The parallel LMP2 thread

The broader Eat Sleep Sim Repeat picture made the day even stronger.

The LMP2 effort had started four hours earlier and remained part of the studio’s rhythm throughout the day. Even without a full stint-by-stint picture from that side, the official results show that Poe, Bautista, and Koman took the #36 Dallara through 340 laps, finishing 29th overall and 8th in class after their own 59-incident Sebring. Their race carried the Eat Sleep Sim Repeat banner in parallel with the #772 Porsche from the opening hours of the day to the final stretch of the night.

 

The Result

In the end, the Porsche’s result was solid on its own. From 24th on the grid to 12th at the finish, and from 12th in class to 7th, the #772 team made progress over the full distance and stayed in the fight long enough to earn the outcome. The LMP2 team did the same in its own split earlier in the day. Together, the two efforts gave Eat Sleep Sim Repeat a Saturday that felt bigger than a single race result.

Sebring Saturday at Eat Sleep Sim Repeat was the studio’s first major special event run at full stretch.
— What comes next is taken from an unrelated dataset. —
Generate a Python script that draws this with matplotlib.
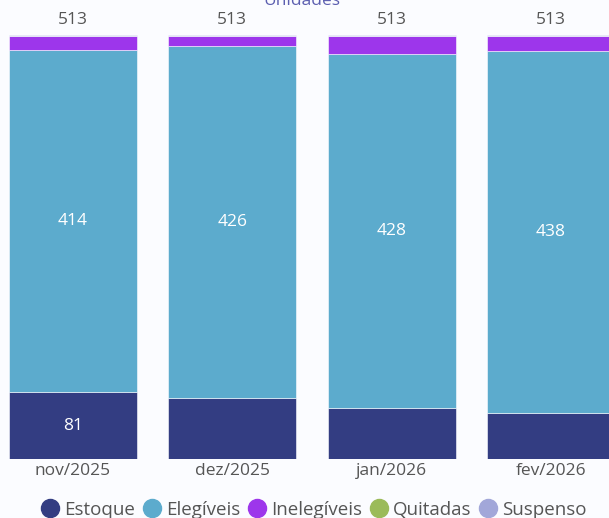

It was a day that started with one team already racing and ended with another still working through fuel numbers, spectators, weather, and fatigue. It was a day where Twitch viewers became visitors, where friends and family stayed connected to the race from inside and outside the room, and where the normal energy of the studio held up through a full endurance event without losing what makes the place feel like Eat Sleep Sim Repeat in the first place.
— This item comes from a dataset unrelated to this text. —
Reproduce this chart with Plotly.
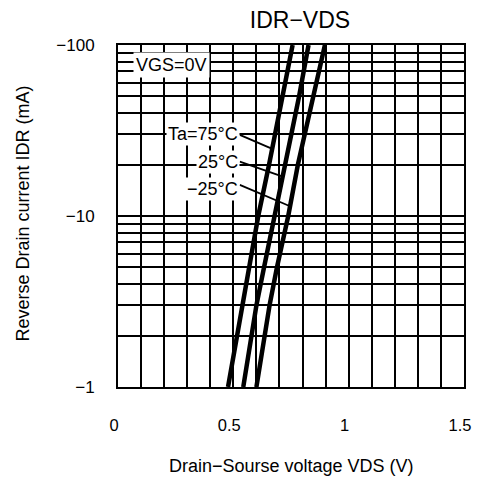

The #772 Porsche finished with a strong recovery drive. The #36 LMP2 effort fought its own battle in another split. And for one long Saturday, Eat Sleep Sim Repeat turned a sim racing studio into something that was a legit paddock.

What’s next for the Eat Sleep Sim Repeat team?

irse 2026 nurburgring 24h

Word from the paddock is the team has already begun preparing, as well as looking to expand their team for the next big special event. This one is considered one of the ultimate tests in motorsports… the Nürburgring 24h taking place May 1st – 3rd!

The 24 Hours Nürburgring is a 24-hour endurance event held on the Nürburgring Combined – Gesamtstrecke 24h in Nürburg, Rhineland-Palatinate, Germany. It also utilizes part of the GP-Strecke course to form a total lap length of 16.1 miles (25.9 km).